The response to the pandemic, argued some commentators, marked a resurrection of the nation-stateas the dominant actor in an age of fear and lockdowns. It hit the brakes on our interconnected world, with supply chains shut down, trade disrupted and travel temporarily halted. Some analysts even view the pandemic as the precursor to a new era, one in which globalization unravels and countries turn inward and seek greater self-reliance.

In other words, it’s a time for nationalists and citizens. To be a migrant, refugee or asylum seeker during this global crisis is to find yourself even more out of luck than you were before.

No matter the desperate entreaties of aid agencies, there’s even less international capacity to attend to the world’s cramped, ramshackle refugee camps where the outbreak is starting to spread. Things aren’t much better for those fleeing conflict or deprivation: The Trump administration, for one, has fast-tracked the deportations of asylum seekers arriving at the U.S. border, while nonprofit groups warn of the administration’s negligent treatment of immigrants exposed to the virus in detention centers.

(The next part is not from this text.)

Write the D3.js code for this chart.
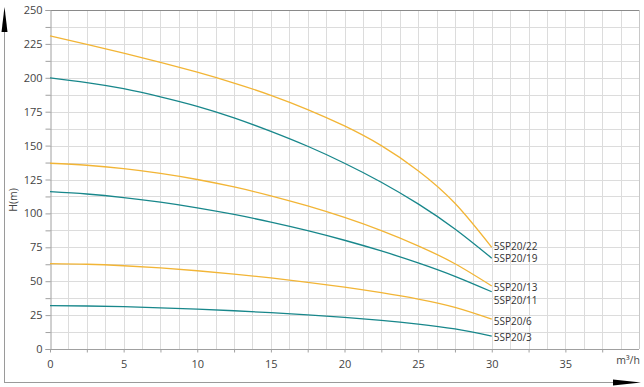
<!DOCTYPE html>
<html>
<head>
<meta charset="utf-8">
<script src="https://cdn.jsdelivr.net/npm/d3@7"></script>
<style>
  body { margin: 0; background: #fff; }
  svg { display: block; font-family: "Open Sans", "DejaVu Sans", sans-serif; }
</style>
</head>
<body>
<div class="viewport"></div>
<script>
// flow (m3/h) and head (m)
const flow = [0, 2.5, 5, 7.5, 10, 12.5, 15, 17.5, 20, 22.5, 25, 27.5, 30];
const h22 = [231, 224.7, 218.2, 211.4, 204.1, 196.1, 187.1, 176.6, 164.5, 150, 131.5, 107.5, 75];
const h19 = [200, 196.5, 192, 186, 179, 170.5, 160.5, 149.5, 137, 123, 107, 88.5, 67];
const h13 = [137, 135.5, 133, 129.5, 125, 119.5, 113, 105.5, 97, 87.3, 76.1, 62.9, 46.5];
const h11 = [116, 114.3, 111.7, 108.3, 104.1, 99.2, 93.6, 87.3, 80.2, 72.3, 63.5, 53.6, 42.2];
const h6 = [63, 62.5, 61.4, 59.8, 57.7, 55.2, 52.4, 49.2, 45.6, 41.5, 36.8, 30.7, 22];
const h3 = [32, 31.7, 31.2, 30.4, 29.4, 28.2, 26.8, 25.2, 23.3, 21.1, 18.4, 14.8, 9.5];
const models = ["5SP20/22", "5SP20/19", "5SP20/13", "5SP20/11", "5SP20/6", "5SP20/3"];
const heads = [h22, h19, h13, h11, h6, h3];
const labelY = [246.5, 258.5, 287.5, 300, 321, 337];
const xTickLabels = [0, 5, 10, 15, 20, 25, 30, 35];
const yTickLabels = [0, 25, 50, 75, 100, 125, 150, 175, 200, 225, 250];

const W = 644, H = 387;
const yellow = "#f2b536", teal = "#18878b";

const svg = d3.select(".viewport").append("svg")
  .attr("width", W).attr("height", H);

const x = d3.scaleLinear().domain([0, 40]).range([50, 639]);
const y = d3.scaleLinear().domain([0, 250]).range([349, 10]);

// grid
const grid = svg.append("g").attr("stroke", "#dcdcdc").attr("stroke-width", 1);
d3.range(1, 32).forEach(i => {
  const gx = Math.round(x(i * 1.25)) + 0.5;
  grid.append("line").attr("x1", gx).attr("x2", gx).attr("y1", y(250)).attr("y2", y(0));
});
d3.range(1, 20).forEach(i => {
  const gy = Math.round(y(i * 12.5)) + 0.5;
  grid.append("line").attr("x1", x(0)).attr("x2", x(40)).attr("y1", gy).attr("y2", gy);
});

// frame
svg.append("line").attr("x1", x(0)).attr("x2", x(40) + 0.5)
  .attr("y1", Math.round(y(250)) + 0.5).attr("y2", Math.round(y(250)) + 0.5)
  .attr("stroke", "#8a8a8a");
svg.append("line").attr("x1", Math.round(x(40)) + 0.5).attr("x2", Math.round(x(40)) + 0.5)
  .attr("y1", y(250)).attr("y2", y(0)).attr("stroke", "#c8c8c8");

// axes
const yAxis = d3.axisLeft(y).tickValues(d3.range(0, 251, 12.5)).tickSize(5).tickPadding(3)
  .tickFormat(d => yTickLabels.includes(d) ? d : "");
const xAxis = d3.axisBottom(x).tickValues(d3.range(0, 37.6, 2.5)).tickSize(3).tickPadding(8)
  .tickFormat(d => xTickLabels.includes(d) ? d : "");

const gy = svg.append("g").attr("transform", "translate(" + (Math.round(x(0)) + 0.5) + ",0)").call(yAxis);
const gx = svg.append("g").attr("transform", "translate(0," + (Math.round(y(0)) + 0.5) + ")").call(xAxis);
[gy, gx].forEach(g => {
  g.select(".domain").attr("stroke", "#a0a0a0");
  g.selectAll(".tick line").attr("stroke", "#a0a0a0");
  g.selectAll(".tick text").attr("fill", "#444").attr("font-size", 11)
    .attr("font-family", "\"Open Sans\", sans-serif");
});
gx.select(".domain").attr("d", "M" + x(0) + ",0H" + x(40));

svg.append("text").attr("x", 628).attr("y", y(0) + 15).attr("text-anchor", "middle")
  .attr("font-size", 10.5).attr("fill", "#444").text("m³/h");

// outer arrows
svg.append("line").attr("x1", 4.5).attr("x2", 4.5).attr("y1", 20).attr("y2", 382.5)
  .attr("stroke", "#9a9a9a");
svg.append("line").attr("x1", 4).attr("x2", 620).attr("y1", 382.5).attr("y2", 382.5)
  .attr("stroke", "#9a9a9a");
svg.append("path").attr("d", "M4.5,7 L7.5,32 L1.5,32 Z").attr("fill", "#000");
svg.append("path").attr("d", "M641,382.5 L613,379.5 L613,385.5 Z").attr("fill", "#000");

svg.append("text").attr("transform", "translate(17,200) rotate(-90)")
  .attr("text-anchor", "middle").attr("font-size", 10.5).attr("fill", "#444").text("H(m)");

// curves
const line = d3.line()
  .x((d, i) => x(flow[i]))
  .y(d => y(d))
  .curve(d3.curveNatural);

svg.append("g").selectAll("path")
  .data(heads)
  .enter()
  .append("path")
  .attr("fill", "none")
  .attr("stroke", (d, i) => i % 2 === 0 ? yellow : teal)
  .attr("stroke-width", 1.3)
  .attr("d", line);

svg.append("g").selectAll("text")
  .data(models)
  .enter()
  .append("text")
  .attr("x", x(30) + 2)
  .attr("y", (d, i) => labelY[i])
  .attr("dy", "0.35em")
  .attr("font-size", 10)
  .attr("fill", "#333")
  .text(d => d);
</script>
</body>
</html>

And yet you can argue that migrants are the unsung, front-line heroes of the pandemic. From hospitals to farmlands, migrants are providing vital labor to keep societies afloat. They are also society’s most vulnerable people — see the scenes of rural migrants being forced by lockdowns to walk hundreds of miles home from India’s major cities.

Elsewhere, their absence has deepened the sense of crisis. My colleagues reported earlier this week on the troubles European countries are facing now that border closures and travel bans have deprived them of the migratory labor on which their agricultural sectors depend.

“Farms across Western Europe are deeply dependent on Eastern Europeans who travel for work during the growing season,” they reported. “Yet with lockdowns in place as agriculture wakes up from its winter slumber, German asparagus may start rotting in the field and French strawberries may suffer from a lack of tending. European countries say they have enough food, for now. But there are concerns about what could happen if the crisis drags deep into the growing season, as well as fears for the livelihoods of their farmers.”

In the United States, the food and restaurant industries are arguably dependent on migrant labor. Of the approximately 400,000 agricultural workers in California, some 60 to 75 percent may be undocumented migrants, mostly from Mexico. As most of America’s workforce stays home, they remain in the fields, categorized as “essential” labor.

“For many workers, the fact that they are now considered both illegal and essential is an irony that is not lost on them, nor is it for employers who have long had to navigate a legal thicket to maintain a work force in the fields,” noted a piece in the New York Times.

“It’s sad that it takes a health crisis like this to highlight the farmworkers’ importance,” Hector Lujan, chief executive of Reiter Brothers, a large family-owned berry grower based in Oxnard, Calif., told the Times.

And, as the Guardian reported, many of these workers are subjected to adverse conditions with little to no safety equipment, no social distancing and no additional support or pay. The $2 trillion coronavirus stimulus package passed by Congress offers nothing for undocumented people. (Compare that with a temporary move taken by the Portuguese government, which conferred de facto citizenship status on migrants and asylum seekers so they could access public health services.)

“They’re getting paid the same, yet they’re exposing themselves to more dangers,” Irene de Barraicua, spokesperson for Líderes Campesinas, an advocacy organization of Californian female farmworkers, told the Guardian. “There is no standard for safety orientation. Sometimes we’re hearing they just get a five-minute talk — stay six feet apart, don’t do this, don’t do that — but they’re working in big crowds. It feels like it’s not being taken seriously because the money is more important.”